__Challenge__: Please transcribe the data that follows without the pictures, keeping every word the same.

--- begin ---

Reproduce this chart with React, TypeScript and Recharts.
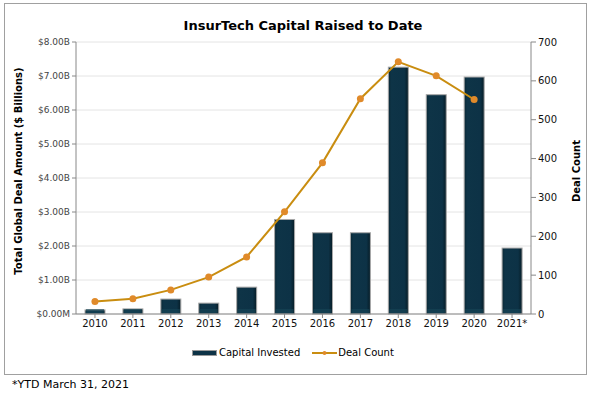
import React from 'react';
import { ComposedChart, Bar, Line, XAxis, YAxis, CartesianGrid, Legend } from 'recharts';

const years = ['2010', '2011', '2012', '2013', '2014', '2015', '2016', '2017', '2018', '2019', '2020', '2021*'];
const capitalInvested = [0.12, 0.15, 0.44, 0.32, 0.79, 2.78, 2.39, 2.39, 7.26, 6.45, 6.97, 1.94];
const dealCount: (number | null)[] = [32, 39, 62, 95, 147, 263, 389, 554, 649, 613, 552, null];
const leftTicks = [0, 1, 2, 3, 4, 5, 6, 7, 8];
const rightTicks = [0, 100, 200, 300, 400, 500, 600, 700];

const data = years.map((y, i) => ({ year: y, capital: capitalInvested[i], deals: dealCount[i] }));

const FONT = 'Verdana, "DejaVu Sans", sans-serif';

const BarShape = (props: any) => {
  const { x, y, width, height } = props;
  if (!height || height <= 0) return null;
  return (
    <g>
      <rect x={x} y={y} width={width} height={height} fill="url(#barGrad)" stroke="#a8a8a8" strokeWidth={1} />
      <rect x={x + 1} y={y + height - 5} width={width - 2} height={4} fill="#174657" opacity={0.6} />
    </g>
  );
};

const fmtLeft = (v: number) => (v === 0 ? '$0.00M' : `$${v.toFixed(2)}B`);

const LegendContent = () => (
  <div style={{ display: 'flex', justifyContent: 'flex-start', alignItems: 'center', fontFamily: FONT, fontSize: 10, color: '#000', paddingLeft: 192 }}>
    <div style={{ display: 'flex', alignItems: 'center' }}>
      <svg width={25} height={8} style={{ marginRight: 2 }}>
        <rect x={0.5} y={1.5} width={24} height={5} fill="#0d3246" stroke="#999" />
      </svg>
      <span>Capital Invested</span>
    </div>
    <div style={{ display: 'flex', alignItems: 'center', marginLeft: 12 }}>
      <svg width={25} height={8} style={{ marginRight: 1 }}>
        <line x1={0} y1={4} x2={25} y2={4} stroke="#c98d10" strokeWidth={2} />
        <circle cx={12.5} cy={4} r={2} fill="#e08a2a" />
      </svg>
      <span>Deal Count</span>
    </div>
  </div>
);

export default function App() {
  return (
    <div style={{ position: 'absolute', left: 0, top: 0, width: 594, height: 396, background: '#fff', fontFamily: FONT }}>
      <div style={{ position: 'absolute', left: 4, top: 3, width: 581, height: 370, border: '1px solid #a0a0a0' }} />
      <div style={{ position: 'absolute', left: 0, top: 18, width: 594, textAlign: 'center', fontWeight: 'bold', fontSize: 13, paddingLeft: 12, boxSizing: 'border-box' }}>
        InsurTech Capital Raised to Date
      </div>
      <div style={{ position: 'absolute', left: 0, top: 0 }}>
        <ComposedChart width={594} height={396} data={data} margin={{ top: 42, right: 0, bottom: 60, left: 0 }}>
          <defs>
            <linearGradient id="barGrad" x1="0" y1="0" x2="1" y2="0">
              <stop offset="0%" stopColor="#0a2835" />
              <stop offset="15%" stopColor="#0e3447" />
              <stop offset="80%" stopColor="#0d3246" />
              <stop offset="100%" stopColor="#061c26" />
            </linearGradient>
          </defs>
          <CartesianGrid vertical={false} stroke="#e4e4e4" yAxisId="left" />
          <XAxis
            dataKey="year"
            height={22}
            tick={{ fontSize: 10, fill: '#111', fontFamily: FONT }}
            tickLine={{ stroke: '#888' }}
            axisLine={{ stroke: '#888' }}
            tickSize={4}
            interval={0}
          />
          <YAxis
            yAxisId="left"
            orientation="left"
            width={76}
            domain={[0, 8]}
            ticks={leftTicks}
            tickFormatter={fmtLeft}
            tick={{ fontSize: 9, fill: '#444', fontFamily: FONT }}
            tickLine={{ stroke: '#888' }}
            axisLine={{ stroke: '#888' }}
            tickSize={4}
            label={{ value: 'Total Global Deal Amount ($ Billions)', angle: -90, position: 'insideLeft', offset: 18, dy: -7, style: { fontSize: 10, fontWeight: 'bold', fill: '#000', fontFamily: FONT, textAnchor: 'middle' } }}
          />
          <YAxis
            yAxisId="right"
            orientation="right"
            width={63}
            domain={[0, 700]}
            ticks={rightTicks}
            tick={{ fontSize: 10, fill: '#111', fontFamily: FONT }}
            tickLine={{ stroke: '#888' }}
            axisLine={{ stroke: '#888' }}
            tickSize={5}
            label={{ value: 'Deal Count', angle: -90, position: 'insideRight', offset: 18, dy: -7, style: { fontSize: 10, fontWeight: 'bold', fill: '#000', fontFamily: FONT, textAnchor: 'middle' } }}
          />
          <Legend
            layout="horizontal"
            verticalAlign="middle"
            align="center"
            content={<LegendContent />}
            wrapperStyle={{ position: 'absolute', top: 347, left: 0, width: 594 }}
          />
          <Bar yAxisId="left" dataKey="capital" name="Capital Invested" barSize={20} shape={<BarShape />} isAnimationActive={false} />
          <Line
            yAxisId="right"
            dataKey="deals"
            name="Deal Count"
            type="linear"
            stroke="#c98d10"
            strokeWidth={2}
            dot={{ r: 3.5, fill: '#e08a2a', stroke: '#e08a2a', strokeWidth: 0 }}
            connectNulls={false}
            isAnimationActive={false}
          />
        </ComposedChart>
      </div>
      <div style={{ position: 'absolute', left: 12, top: 378, fontSize: 11, fontFamily: FONT, color: '#000' }}>*YTD March 31, 2021</div>
    </div>
  );
}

--- end ---

__Reply__:
Reproduce this chart with React, TypeScript and Recharts.
import React from 'react';
import { ComposedChart, Bar, Line, XAxis, YAxis, CartesianGrid, Legend } from 'recharts';

const years = ['2010', '2011', '2012', '2013', '2014', '2015', '2016', '2017', '2018', '2019', '2020', '2021*'];
const capitalInvested = [0.12, 0.15, 0.44, 0.32, 0.79, 2.78, 2.39, 2.39, 7.26, 6.45, 6.97, 1.94];
const dealCount: (number | null)[] = [32, 39, 62, 95, 147, 263, 389, 554, 649, 613, 552, null];
const leftTicks = [0, 1, 2, 3, 4, 5, 6, 7, 8];
const rightTicks = [0, 100, 200, 300, 400, 500, 600, 700];

const data = years.map((y, i) => ({ year: y, capital: capitalInvested[i], deals: dealCount[i] }));

const FONT = 'Verdana, "DejaVu Sans", sans-serif';

const BarShape = (props: any) => {
  const { x, y, width, height } = props;
  if (!height || height <= 0) return null;
  return (
    <g>
      <rect x={x} y={y} width={width} height={height} fill="url(#barGrad)" stroke="#a8a8a8" strokeWidth={1} />
      <rect x={x + 1} y={y + height - 5} width={width - 2} height={4} fill="#174657" opacity={0.6} />
    </g>
  );
};

const fmtLeft = (v: number) => (v === 0 ? '$0.00M' : `$${v.toFixed(2)}B`);

const LegendContent = () => (
  <div style={{ display: 'flex', justifyContent: 'flex-start', alignItems: 'center', fontFamily: FONT, fontSize: 10, color: '#000', paddingLeft: 192 }}>
    <div style={{ display: 'flex', alignItems: 'center' }}>
      <svg width={25} height={8} style={{ marginRight: 2 }}>
        <rect x={0.5} y={1.5} width={24} height={5} fill="#0d3246" stroke="#999" />
      </svg>
      <span>Capital Invested</span>
    </div>
    <div style={{ display: 'flex', alignItems: 'center', marginLeft: 12 }}>
      <svg width={25} height={8} style={{ marginRight: 1 }}>
        <line x1={0} y1={4} x2={25} y2={4} stroke="#c98d10" strokeWidth={2} />
        <circle cx={12.5} cy={4} r={2} fill="#e08a2a" />
      </svg>
      <span>Deal Count</span>
    </div>
  </div>
);

export default function App() {
  return (
    <div style={{ position: 'absolute', left: 0, top: 0, width: 594, height: 396, background: '#fff', fontFamily: FONT }}>
      <div style={{ position: 'absolute', left: 4, top: 3, width: 581, height: 370, border: '1px solid #a0a0a0' }} />
      <div style={{ position: 'absolute', left: 0, top: 18, width: 594, textAlign: 'center', fontWeight: 'bold', fontSize: 13, paddingLeft: 12, boxSizing: 'border-box' }}>
        InsurTech Capital Raised to Date
      </div>
      <div style={{ position: 'absolute', left: 0, top: 0 }}>
        <ComposedChart width={594} height={396} data={data} margin={{ top: 42, right: 0, bottom: 60, left: 0 }}>
          <defs>
            <linearGradient id="barGrad" x1="0" y1="0" x2="1" y2="0">
              <stop offset="0%" stopColor="#0a2835" />
              <stop offset="15%" stopColor="#0e3447" />
              <stop offset="80%" stopColor="#0d3246" />
              <stop offset="100%" stopColor="#061c26" />
            </linearGradient>
          </defs>
          <CartesianGrid vertical={false} stroke="#e4e4e4" yAxisId="left" />
          <XAxis
            dataKey="year"
            height={22}
            tick={{ fontSize: 10, fill: '#111', fontFamily: FONT }}
            tickLine={{ stroke: '#888' }}
            axisLine={{ stroke: '#888' }}
            tickSize={4}
            interval={0}
          />
          <YAxis
            yAxisId="left"
            orientation="left"
            width={76}
            domain={[0, 8]}
            ticks={leftTicks}
            tickFormatter={fmtLeft}
            tick={{ fontSize: 9, fill: '#444', fontFamily: FONT }}
            tickLine={{ stroke: '#888' }}
            axisLine={{ stroke: '#888' }}
            tickSize={4}
            label={{ value: 'Total Global Deal Amount ($ Billions)', angle: -90, position: 'insideLeft', offset: 18, dy: -7, style: { fontSize: 10, fontWeight: 'bold', fill: '#000', fontFamily: FONT, textAnchor: 'middle' } }}
          />
          <YAxis
            yAxisId="right"
            orientation="right"
            width={63}
            domain={[0, 700]}
            ticks={rightTicks}
            tick={{ fontSize: 10, fill: '#111', fontFamily: FONT }}
            tickLine={{ stroke: '#888' }}
            axisLine={{ stroke: '#888' }}
            tickSize={5}
            label={{ value: 'Deal Count', angle: -90, position: 'insideRight', offset: 18, dy: -7, style: { fontSize: 10, fontWeight: 'bold', fill: '#000', fontFamily: FONT, textAnchor: 'middle' } }}
          />
          <Legend
            layout="horizontal"
            verticalAlign="middle"
            align="center"
            content={<LegendContent />}
            wrapperStyle={{ position: 'absolute', top: 347, left: 0, width: 594 }}
          />
          <Bar yAxisId="left" dataKey="capital" name="Capital Invested" barSize={20} shape={<BarShape />} isAnimationActive={false} />
          <Line
            yAxisId="right"
            dataKey="deals"
            name="Deal Count"
            type="linear"
            stroke="#c98d10"
            strokeWidth={2}
            dot={{ r: 3.5, fill: '#e08a2a', stroke: '#e08a2a', strokeWidth: 0 }}
            connectNulls={false}
            isAnimationActive={false}
          />
        </ComposedChart>
      </div>
      <div style={{ position: 'absolute', left: 12, top: 378, fontSize: 11, fontFamily: FONT, color: '#000' }}>*YTD March 31, 2021</div>
    </div>
  );
}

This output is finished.